The secretary did not respond directly during Thompson’s statement, which was delivered as part of his opening remarks. The Department of Homeland Security has previously denied allegations of unlawful conduct, saying its actions are necessary to enforce immigration laws and protect national security. Supporters of the administration argue that critics are conflating aggressive enforcement with illegality and using oversight hearings for political theater.

But Thompson’s critique extended beyond any single enforcement decision. He argued that leadership choices reverberate downward, placing frontline officers at legal risk and eroding public trust. When communities believe enforcement agencies operate without accountability, cooperation declines, tensions rise and security outcomes worsen.
That dynamic, Thompson suggested, represents a paradox: policies pursued in the name of safety can ultimately undermine it.
The hearing also highlighted a broader institutional concern. Oversight, while less visible than elections or court rulings, is one of the primary ways democracies correct themselves. When cabinet officials resist it — by limiting access, withholding information or minimizing appearances — the system’s ability to detect and correct abuses weakens.
Calls for resignation are rare in congressional hearings precisely because they signal a breakdown in confidence that cannot be resolved through incremental reform or clarification. Thompson’s demand reflected his conclusion that the problems he described were structural and ongoing, not isolated or inadvertent.
Whether that assessment gains traction beyond the hearing room remains uncertain. History suggests that resignation demands often depend less on rhetoric than on corroboration — inspector general reports, court findings or sustained public pressure.
Still, the episode marked a notable escalation. It reframed the debate over DHS leadership from one about policy priorities to one about constitutional limits. In that sense, the hearing was less about Kristi Noem as an individual than about how power is exercised within one of the federal government’s most expansive agencies.

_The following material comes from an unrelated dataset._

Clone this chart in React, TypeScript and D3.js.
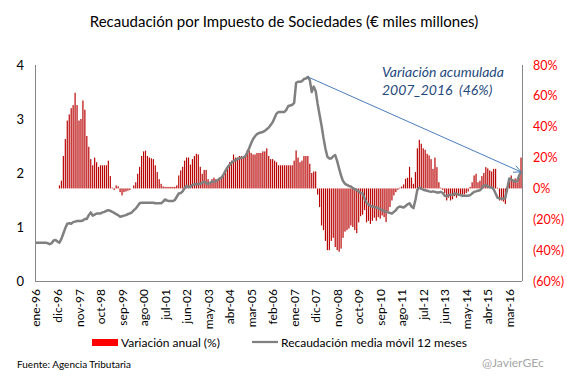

For the public, the implications are direct. DHS touches immigration, aviation, cybersecurity, disaster response and counterterrorism. How it operates — and how closely it is monitored — affects daily life in ways both visible and unseen.
As Thompson concluded, accountability does not enforce itself. It depends on institutions willing to assert their authority and a public attentive enough to insist that they do. Whether this moment leads to consequences or fades into the background may help determine how durable those safeguards remain.